Wednesday, January 06, 2010
what time is it now? oh, oh. 5.39am.
well, it turns out that i can't seem to fall asleep somehow, and ended up looking through all the previous letters, cards and wedding invitations that people have given to me for the past 5 years. looking through them brought me back to those times at bukit merah, when service was on Saturdays at 3.30pm. where we'd always gather after service and chill out at the hawker center, where we celebrated birthdays right there and then, where everyone that we knew would be around us, and we all would be a close knit group, and i still thought that 'Magic box' was a place at boat quay next to the Singapore river where there was a pool table and sorts. coined "the golden era" by Jasper, those were the good days.
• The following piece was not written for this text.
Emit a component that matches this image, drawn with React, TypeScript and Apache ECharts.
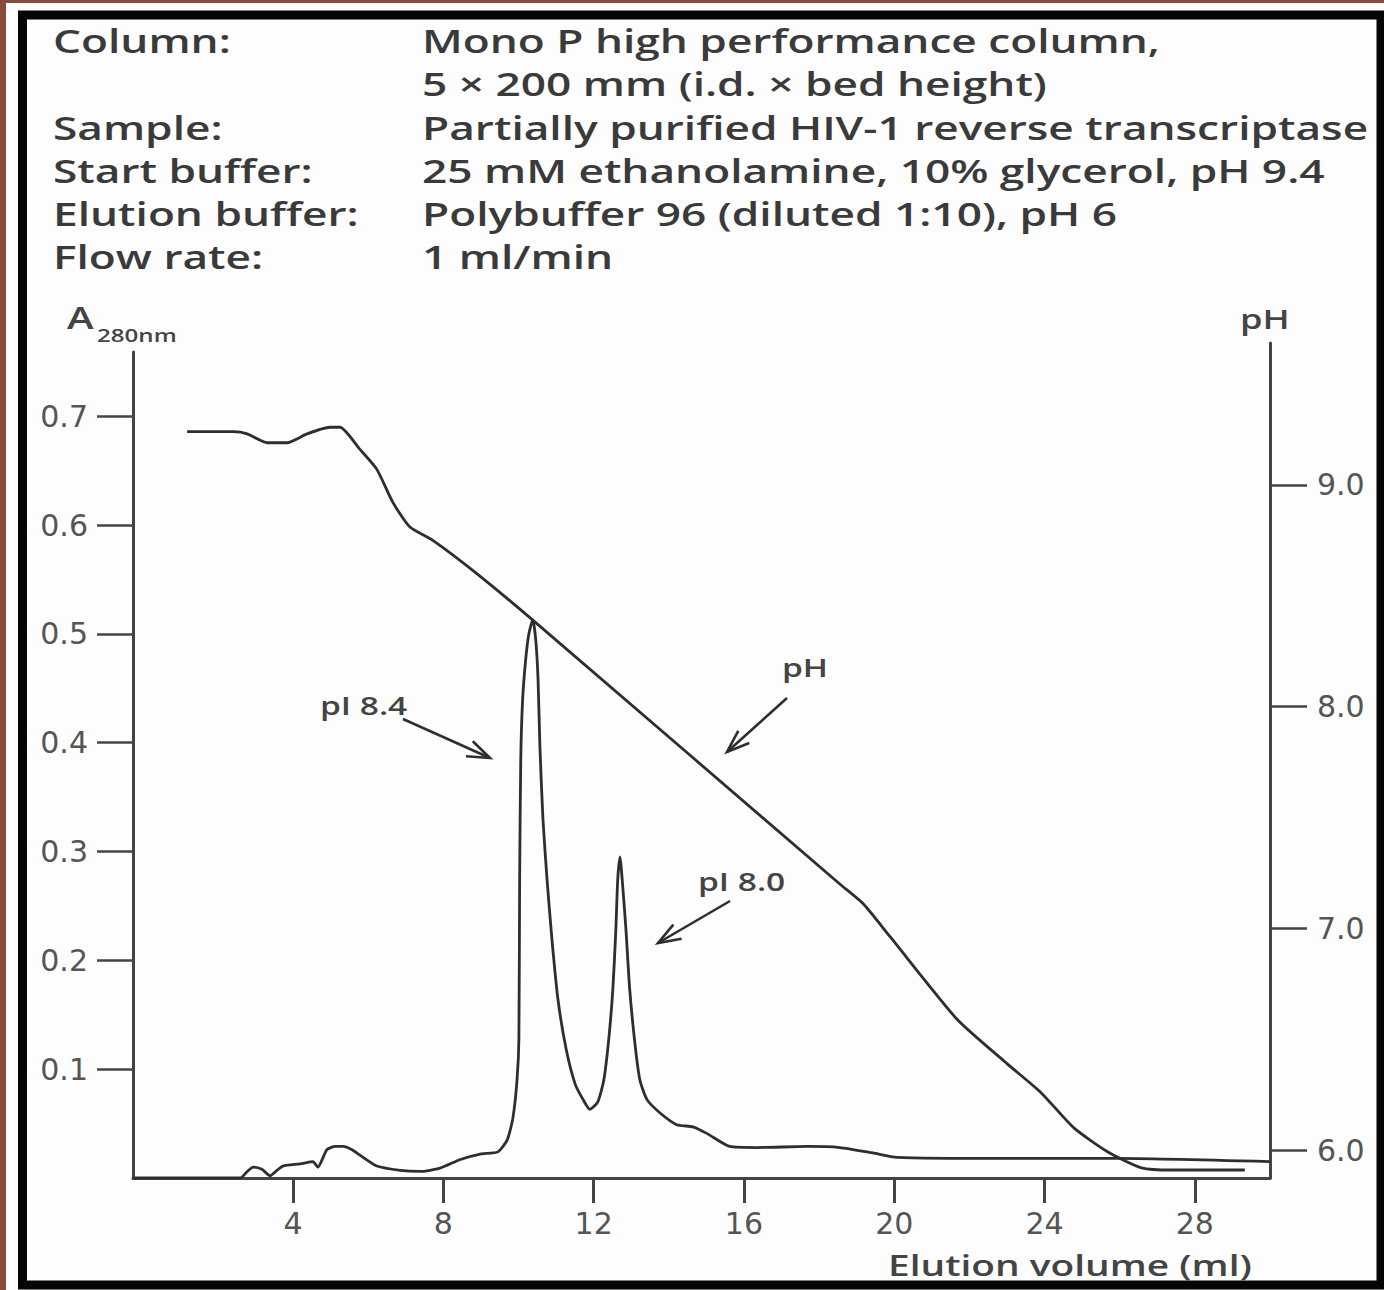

among those, promises of always being there for me, that standard line of growing strong in Christ, and birthday wishes of multiple sorts. and there were things that made me smile, like "strangest guy I've ever met." from Keith, my words and actions always being inappropriate but making sense from Ivan, "Interesting and weird chap" from Ben, and this make-shift good luck card for wishing me luck for my O levels from Huiying, Yong Teck, Sooyin, Yuewei, MingHao and Maggie from Y.I. And it seems like Ivan hasn't changed, still telling me that it's not good to get into relationships when you're young, and he's still doing it now. not that it changes anything.
then there was my baptism, and all the cards related were talking about how I'd grow up and mature, and become a great man for Christ, how proud people were of me for taking the step of faith, how even people that i weren't close to or knew nuts about then would just even contribute to the card. honestly, while i read those cards, i really wonder how many expectations have i crushed beneath my heel, how many people have i disappointed. i guess i didn't turn out the way they would have expected me to become.
and i do wonder, what was their impression of me then? how has that changed? do they look down on me now? do they feel that i'm hopeless? have they given up on changing me? have they abandoned me to be done in by my own actions? what happened Henzy David? what went wrong? where's the fault line? i honestly don't know. it just seemed like one day, i woke up and everything became the way it is now.
reminiscence. those good times are gone. our moment is over. honestly, i'd rather be living my coming days being positive, looking at the bright side, enjoying every moment that i have for what it is, for it's true potential. there are many things troubling my heart, God knows. things i can't do anything about, things that make me worried, things that make me consider.
i don't even know how to end this blog post. haha. my my. sigh. look at the time. it's already 6. there's no need to regret Henzy David. Que Sera Sera, whatever will be will be. i will leave this world with a smile on my face. i will not live in regret, and for all the things that i do, i'll do it to my fullest. enjoy life, it's short, but it can be sweet. if you know how to twist it to your advantage.